El piloto que quería freír un huevo

Lo de que todos somos iguales es una de las mentiras más grandes que jamás nos han contado. O, como...

Lo de que todos somos iguales es una de las mentiras más grandes que jamás nos han contado. O, como nos dijo un profesor al que admiro el mismo día que nos conocimos: una mierda como un piano. Y se quedó tan pancho. Pero esa frase, que no por soez deja de ser cierta, sigue retumbando en mi memoria aún hoy, casi veinte años después.

De un plumazo, en los cinco primeros minutos de clase, tiró por la ventana todo ese trajín de lo políticamente correcto que se convierte, muy a menudo, en la losa que nos lleva hasta el fondo del fango. Y cuando el barro nos llega hasta las orejas, ya me gustaría ver quién no deja lo correcto a un lado para devorar la misma vida.

Lo que aquel profesor nos quiso enseñar era que cada cual tiene su aquel. Como en el ajedrez. Cada pieza, con su movimiento concreto, colabora en el fin máximo: que el barro se quede al otro lado del tablero. Así que habrá quien necesite ir paso a paso, asegurando el camino, comprobando que todo va como tiene que ir. Pero también habrá quien haga el viaje mucho más rápido. Puede que, incluso, haya personas que lleguen al final antes de lo previsto y no les quede más remedio que vivir una segunda vida. Pero, ojo, Oscar Wilde ya nos lo advirtió: quien más de una vida vive, más de una vida tiene que morir.

Wilde sí que sabía de vivir con los pies enfangados permanentemente. Y así acabó, el pobre. En plena época victoriana, donde aparentar era mucho más importante que ser. Y si lo que eras ponía en peligro lo que tu gente cercana aparentaba o, peor, lo que querían que tú aparentases… Pues barro. A la cárcel por amar. Como si al amor se le pudieran poner grilletes o barreras. Wilde se habría llevado de vicio con mi profesor.

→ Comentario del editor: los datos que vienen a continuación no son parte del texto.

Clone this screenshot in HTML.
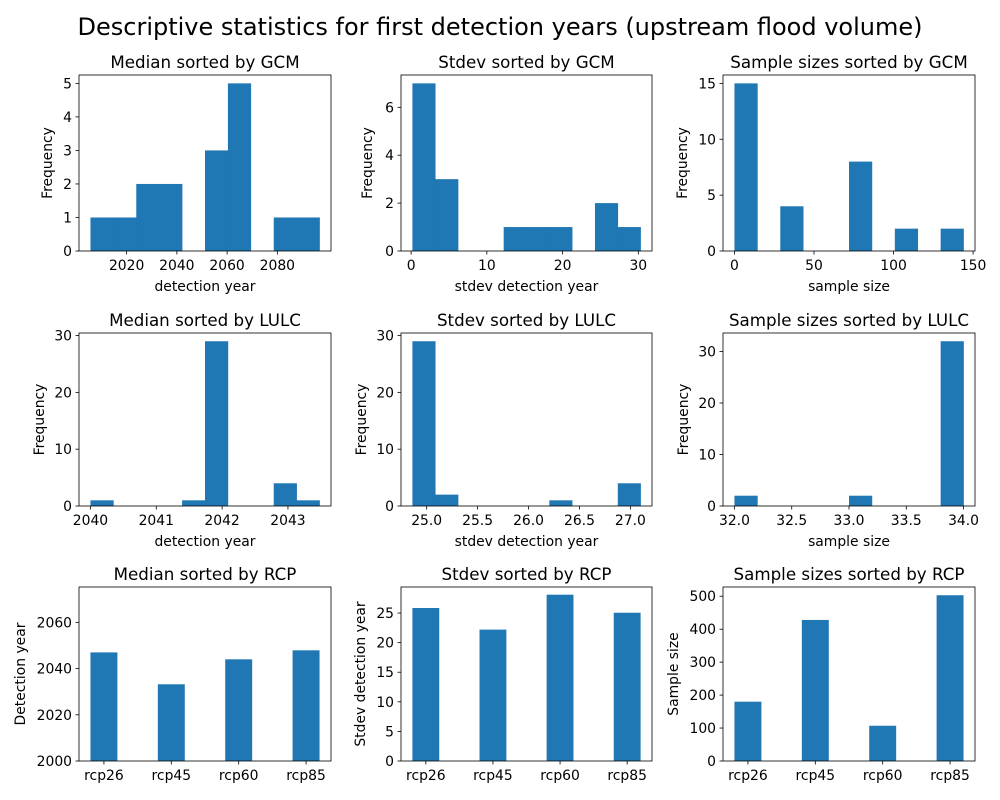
<!DOCTYPE html>
<html><head><meta charset="utf-8">
<style>
html,body{margin:0;padding:0;background:#fff;}
svg{display:block;font-family:"DejaVu Sans","Liberation Sans",sans-serif;}
</style></head>
<body>
<svg id="fig" width="1000" height="800" viewBox="0 0 1000 800">
<text x="500" y="35" text-anchor="middle" font-size="24" fill="#000">Descriptive statistics for first detection years (upstream flood volume)</text>
</svg>
<script>
// ---- data ----
const gcmMedianRange = [2005.6, 2096.8];
const gcmMedianCounts = [1, 1, 2, 2, 0, 3, 5, 0, 1, 1];
const gcmStdevRange = [0.17, 30.3];
const gcmStdevCounts = [7, 3, 0, 0, 1, 1, 1, 0, 2, 1];
const gcmSampleRange = [0, 144];
const gcmSampleCounts = [15, 0, 4, 0, 0, 8, 0, 2, 0, 2];
const lulcMedianRange = [2040.0, 2043.48];
const lulcMedianCounts = [1, 0, 0, 0, 1, 29, 0, 0, 4, 1];
const lulcStdevRange = [24.86, 27.10];
const lulcStdevCounts = [29, 2, 0, 0, 0, 0, 1, 0, 0, 4];
const lulcSampleRange = [32, 34];
const lulcSampleCounts = [2, 0, 0, 0, 0, 2, 0, 0, 0, 32];
const rcpCategories = ["rcp26", "rcp45", "rcp60", "rcp85"];
const rcpMedian = [2047, 2033.2, 2044, 2047.9];
const rcpStdev = [25.85, 22.2, 28.1, 25.05];
const rcpSample = [180, 428, 107, 503];
const gcmMedianTicks = [2020, 2040, 2060, 2080];
const gcmStdevTicks = [0, 10, 20, 30];
const gcmSampleTicks = [0, 50, 100, 150];
const lulcMedianTicks = [2040, 2041, 2042, 2043];
const lulcStdevTicks = [25.0, 25.5, 26.0, 26.5, 27.0];
const lulcSampleTicks = [32.0, 32.5, 33.0, 33.5, 34.0];
const rcpMedianTicks = [2000, 2020, 2040, 2060];
const rcpStdevTicks = [0, 5, 10, 15, 20, 25];
const rcpSampleTicks = [0, 100, 200, 300, 400, 500];

const NS = "http://www.w3.org/2000/svg";
const svg = document.getElementById('fig');
const BLUE = "#1f77b4";
const cols = [[79, 331], [401, 652], [723, 975]];
const rows = [[75, 251], [333, 506], [587, 761]];

function mk(tag, attrs, parent) {
  const e = document.createElementNS(NS, tag);
  for (const k in attrs) e.setAttribute(k, attrs[k]);
  (parent || svg).appendChild(e);
  return e;
}
function txt(x, y, s, size, anchor, parent, rot) {
  const t = mk('text', {x: x, y: y, 'font-size': size, 'text-anchor': anchor || 'middle', fill: '#000'}, parent);
  if (rot) t.setAttribute('transform', 'rotate(-90 ' + x + ' ' + y + ')');
  t.textContent = s;
  return t;
}
function fmt(v, dec) { return dec ? v.toFixed(dec) : String(v); }

function panel(r, c, slug, title, xlabel, ylabel, ylabelX) {
  const [L, R] = cols[c], [T, B] = rows[r];
  const g = mk('g', {});
  
  
  const tt = txt((L + R) / 2, T - 7, title, 16.7, 'middle', g);
  
  
  if (xlabel) {
    const xl = txt((L + R) / 2, B + 40, xlabel, 13.9, 'middle', g);
    
    
  }
  const yl = txt(ylabelX, (T + B) / 2, ylabel, 13.9, 'middle', g, true);
  
  
  return {g, L, R, T, B};
}
function yAxis(p, ymax, ticks, slug) {
  const sy = v => p.B - (v / ymax) * (p.B - p.T);
  ticks.forEach(v => {
    const y = sy(v);
    mk('line', {x1: p.L - 3.5, x2: p.L, y1: y, y2: y, stroke: '#000', 'stroke-width': 0.8}, p.g);
    const t = txt(p.L - 7, y + 5, String(v), 13.9, 'end', p.g);
    
    
  });
  return sy;
}
function frame(p, slug) {
  const f = mk('rect', {x: p.L, y: p.T, width: p.R - p.L, height: p.B - p.T, fill: 'none', stroke: '#000', 'stroke-width': 0.8}, p.g);
  
  
}
function hist(r, c, slug, title, xlabel, range, counts, xticks, yticks, dec, ylabelX) {
  const p = panel(r, c, slug, title, xlabel, 'Frequency', ylabelX);
  const [mn, mx] = range, span = mx - mn;
  const x0 = mn - 0.05 * span, x1 = mx + 0.05 * span;
  const sx = v => p.L + (v - x0) / (x1 - x0) * (p.R - p.L);
  const ymax = Math.max(...counts) * 1.05;
  const sy = yAxis(p, ymax, yticks, slug);
  const w = span / counts.length;
  counts.forEach((n, i) => {
    if (n <= 0) return;
    const a = sx(mn + i * w), b = sx(mn + (i + 1) * w);
    const rc = mk('rect', {x: a, y: sy(n), width: b - a + 0.3, height: p.B - sy(n), fill: BLUE}, p.g);
    
    
  });
  xticks.forEach(v => {
    const x = sx(v);
    mk('line', {x1: x, x2: x, y1: p.B, y2: p.B + 3.5, stroke: '#000', 'stroke-width': 0.8}, p.g);
    const t = txt(x, p.B + 19, fmt(v, dec), 13.9, 'middle', p.g);
    
    
  });
  frame(p, slug);
}
function bars(c, slug, title, ylabel, vals, ymin, ymax, yticks, ylabelX) {
  const p = panel(2, c, slug, title, null, ylabel, ylabelX);
  const n = rcpCategories.length;
  const x0 = -0.2 - 0.05 * (n - 1 + 0.4), x1 = n - 1 + 0.2 + 0.05 * (n - 1 + 0.4);
  const sx = v => p.L + (v - x0) / (x1 - x0) * (p.R - p.L);
  const sy = v => p.B - (v - ymin) / (ymax - ymin) * (p.B - p.T);
  yticks.forEach(v => {
    const y = sy(v);
    mk('line', {x1: p.L - 3.5, x2: p.L, y1: y, y2: y, stroke: '#000', 'stroke-width': 0.8}, p.g);
    const t = txt(p.L - 7, y + 5, String(v), 13.9, 'end', p.g);
    
    
  });
  vals.forEach((v, i) => {
    const a = sx(i - 0.2), b = sx(i + 0.2);
    const rc = mk('rect', {x: a, y: sy(v), width: b - a, height: p.B - sy(v), fill: BLUE}, p.g);
    
    
  });
  rcpCategories.forEach((s, i) => {
    const x = sx(i);
    mk('line', {x1: x, x2: x, y1: p.B, y2: p.B + 3.5, stroke: '#000', 'stroke-width': 0.8}, p.g);
    const t = txt(x, p.B + 19, s, 13.9, 'middle', p.g);
    
    
  });
  frame(p, slug);
}

hist(0, 0, 'median-gcm', 'Median sorted by GCM', 'detection year', gcmMedianRange, gcmMedianCounts, gcmMedianTicks, [0,1,2,3,4,5], 0, 52);
hist(0, 1, 'stdev-gcm', 'Stdev sorted by GCM', 'stdev detection year', gcmStdevRange, gcmStdevCounts, gcmStdevTicks, [0,2,4,6], 0, 372);
hist(0, 2, 'sample-gcm', 'Sample sizes sorted by GCM', 'sample size', gcmSampleRange, gcmSampleCounts, gcmSampleTicks, [0,5,10,15], 0, 687);
hist(1, 0, 'median-lulc', 'Median sorted by LULC', 'detection year', lulcMedianRange, lulcMedianCounts, lulcMedianTicks, [0,10,20,30], 0, 44);
hist(1, 1, 'stdev-lulc', 'Stdev sorted by LULC', 'stdev detection year', lulcStdevRange, lulcStdevCounts, lulcStdevTicks, [0,10,20,30], 1, 366);
hist(1, 2, 'sample-lulc', 'Sample sizes sorted by LULC', 'sample size', lulcSampleRange, lulcSampleCounts, lulcSampleTicks, [0,10,20,30], 1, 688);
bars(0, 'median-rcp', 'Median sorted by RCP', 'Detection year', rcpMedian, 2000, 2075.3, rcpMedianTicks, 25);
bars(1, 'stdev-rcp', 'Stdev sorted by RCP', 'Stdev detection year', rcpStdev, 0, 29.4, rcpStdevTicks, 365);
bars(2, 'sample-rcp', 'Sample sizes sorted by RCP', 'Sample size', rcpSample, 0, 528, rcpSampleTicks, 678);
</script>
</body></html>
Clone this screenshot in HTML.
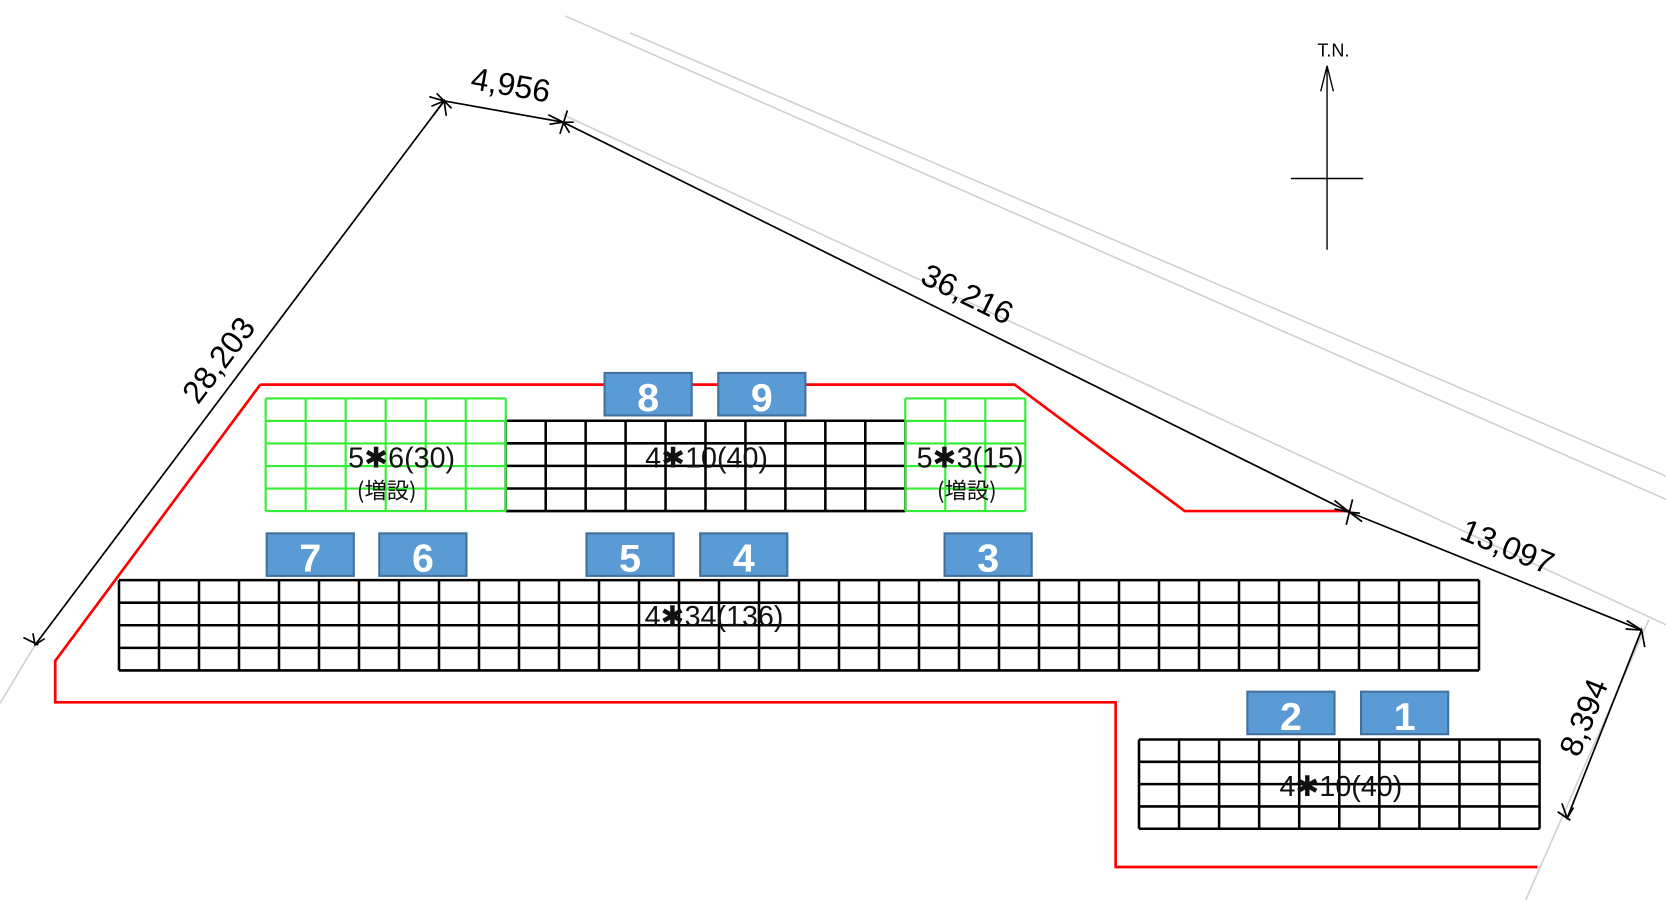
<!DOCTYPE html>
<html><head><meta charset="utf-8"><style>
html,body{margin:0;padding:0;background:#fff;width:1666px;height:901px;overflow:hidden}
svg{display:block}
.lbl{font-family:"Liberation Sans Narrow","Liberation Sans","Noto Sans CJK JP",sans-serif;font-size:30px;fill:#000;text-anchor:middle}
.num{font-family:"Liberation Sans",sans-serif;font-size:37px;font-weight:bold;fill:#fff;text-anchor:middle}
.grd{font-family:"Liberation Sans Narrow","Liberation Sans","Noto Sans CJK JP",sans-serif;font-size:27px;fill:#111;text-anchor:middle}
.grd2{font-family:"Noto Sans CJK JP",sans-serif;font-size:21px;fill:#111;text-anchor:middle}
</style></head><body>
<svg id="s" width="1666" height="901" viewBox="0 0 1568 848" preserveAspectRatio="none" xmlns="http://www.w3.org/2000/svg">
<g stroke="#d0d0d0" stroke-width="1.5" fill="none">
<line x1="532" y1="15" x2="1568" y2="470"/>
<line x1="593" y1="31" x2="1568" y2="448"/>
<line x1="530" y1="108" x2="1568" y2="588"/>
<line x1="0" y1="662" x2="33" y2="607"/>
<line x1="1552" y1="583" x2="1436" y2="847"/>
</g>
<polyline points="245,362 955,362 1115,481 1270,481" stroke="#f00" stroke-width="2.5" fill="none"/>
<polyline points="245,362 52,622 52,661 1050,661 1050,816 1447,816" stroke="#f00" stroke-width="2.5" fill="none"/>
<g id="grids"></g>
<g stroke="#000" stroke-width="1.6" fill="none">
<line x1="418" y1="95" x2="33" y2="607"/>
<line x1="418" y1="95" x2="530" y2="115"/>
<line x1="530" y1="115" x2="1270" y2="482"/>
<line x1="1270" y1="482" x2="1545" y2="593"/>
<line x1="1545" y1="593" x2="1475" y2="770"/>
<line x1="411" y1="88" x2="425" y2="102"/>
<line x1="534" y1="104" x2="527" y2="126"/>
<line x1="1273" y1="470" x2="1267" y2="494"/>
<line x1="1466" y1="764" x2="1478" y2="772"/>
<line x1="22" y1="600" x2="36" y2="607"/>
<polyline points="31,596 33,607 42,601"/>
<polyline points="409,107 418,95 420,109"/>
<polyline points="404,91 418,95 406,100"/>
<polyline points="516,108 530,115 517,117"/>
<polyline points="540,115 530,115 536,125"/>
<polyline points="1256,471 1270,482 1256,479"/>
<polyline points="1280,483 1270,482 1282,491"/>
<polyline points="1531,584 1545,593 1530,592"/>
<polyline points="1540,606 1545,593 1548,609"/>
<polyline points="1470,756 1475,770 1481,760"/>
<line x1="1249" y1="62" x2="1249" y2="235" stroke-width="1.3"/>
<line x1="1215" y1="168" x2="1283" y2="168" stroke-width="1.3"/>
<polyline points="1243,86 1249,62 1255,86" stroke-width="1.3"/>
</g>
<text x="1255" y="53" font-family="Liberation Sans,sans-serif" font-size="17" text-anchor="middle">T.N.</text>
<text class="lbl" transform="translate(214,345) rotate(-53)">28,203</text>
<text class="lbl" transform="translate(479,90) rotate(10)">4,956</text>
<text class="lbl" transform="translate(906,286) rotate(26)">36,216</text>
<text class="lbl" transform="translate(1415,524) rotate(22)">13,097</text>
<text class="lbl" transform="translate(1500,679) rotate(-68)">8,394</text>
<g id="boxes"></g>
<g>
<text class="num" x="610" y="387">8</text>
<text class="num" x="717" y="387">9</text>
<text class="num" x="292" y="538">7</text>
<text class="num" x="398" y="538">6</text>
<text class="num" x="593" y="538">5</text>
<text class="num" x="700" y="538">4</text>
<text class="num" x="930" y="538">3</text>
<text class="num" x="1215" y="687">2</text>
<text class="num" x="1322" y="687">1</text>
</g>
<text class="grd" x="378" y="440">5✱6(30)</text>
<text class="grd2" x="364" y="469">(増設)</text>
<text class="grd" x="665" y="440">4✱10(40)</text>
<text class="grd" x="913" y="440">5✱3(15)</text>
<text class="grd2" x="910" y="469">(増設)</text>
<text class="grd" x="672" y="589">4✱34(136)</text>
<text class="grd" x="1262" y="749">4✱10(40)</text>
</svg>
<script>
var NS="http://www.w3.org/2000/svg";
function grid(x0,y0,x1,y1,r,c,col,w){
 var g=document.getElementById("grids"),d="";
 for(var i=0;i<=r;i++){var y=y0+(y1-y0)*i/r;d+="M"+x0+" "+y+"H"+x1;}
 for(var j=0;j<=c;j++){var x=x0+(x1-x0)*j/c;d+="M"+x+" "+y0+"V"+y1;}
 var p=document.createElementNS(NS,"path");p.setAttribute("d",d);p.setAttribute("stroke",col);p.setAttribute("stroke-width",w);p.setAttribute("fill","none");g.appendChild(p);
}
grid(476,396,852,481,4,10,"#000",2.4);
grid(112,546,1392,631,4,34,"#000",2.4);
grid(1072,696,1449,780,4,10,"#000",2.4);
grid(250,375,476,481,5,6,"#33ee33",2);
grid(852,375,965,481,5,3,"#33ee33",2);
var b=[[569,351],[676,351],[251,502],[357,502],[552,502],[659,502],[889,502],[1174,651],[1281,651]];
var bg=document.getElementById("boxes");
b.forEach(function(q){var r=document.createElementNS(NS,"rect");r.setAttribute("x",q[0]);r.setAttribute("y",q[1]);r.setAttribute("width",82);r.setAttribute("height",40);r.setAttribute("fill","#5b9bd5");r.setAttribute("stroke","#41719c");r.setAttribute("stroke-width",2);bg.appendChild(r);});
</script>
</body></html>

Volvamos a este último. Aquel entusiasta que, en mitad de un grupo de asignaturas empeñadas en afirmar lo contrario, quiso hacernos ver que no. Que solo teníamos que echar un vistazo alrededor para darnos cuenta de que iguales, lo que se dice iguales, ni lo éramos ni lo íbamos a ser. Obviamente, aquel hombre -personaje, a veces-, no se refería a derechos ni a conquistas sociales (aunque, a la vista está, tristemente, que en eso tampoco somos iguales. Ni parecidos). Era un revolucionario que se encargaría de evaluar el progreso conseguido en su asignatura y no de comprobar si eras capaz de memorizar esta o aquella fórmula. Y en ese progreso nos enseñó que el valor de cada persona va más allá de lo que los números cuentan. Que probablemente sepas pilotar un avión pero después no seas capaz de freír un huevo. Y quien te fría los huevos muy probablemente no sabrá lo que tiene que hacer a los mandos del avión, pero cómo apetece ahora coger uno de esos panes de pueblo y ponerse a mojar.

Fue un profesor pragmático, emblemático y, probablemente, dos o tres áticos más, bien amueblados y merecidos, que nos insufló aquello del pensamiento crítico que tanto agradezco hoy en día. Que nos enseñó que las personas se alarman más cuando ven a alguien feliz por la calle que cuando lo ven llorando, como si reírse a carcajadas fuera un signo de locura, pero llorar a moco tendido fuera algo parecido a la normalidad. Una vez interpreté a un personaje (Murray Burns, de la obra de Herb Gardner “Miles de Payasos”) que resultó pensar parecido. Decía que si sales a la calle principal del pueblo a pedir limosna a la gente, probablemente pases desapercibido. Pero como salgas a mendigar un poco de alegría, de amor o de educación… De ahí ya no te libras: marcado en barro para toda la vida. Y a ver cómo te quitas después el apodo de “el sonrisicas”.

Gracias. No solo a mi profesor, sino también a quienes ven en lo heterogéneo una oportunidad variopinta de crear algo único. Y a quienes hace algunos siglos se dieron de bruces contra una realidad que quería poner puertas al campo y, lejos de rendirse, se tiraron al barro y enarbolaron la bandera de la libertad. Que ya lo dijo Lorca: nada turba los siglos pasados. No podemos arrancar un suspiro de lo viejo.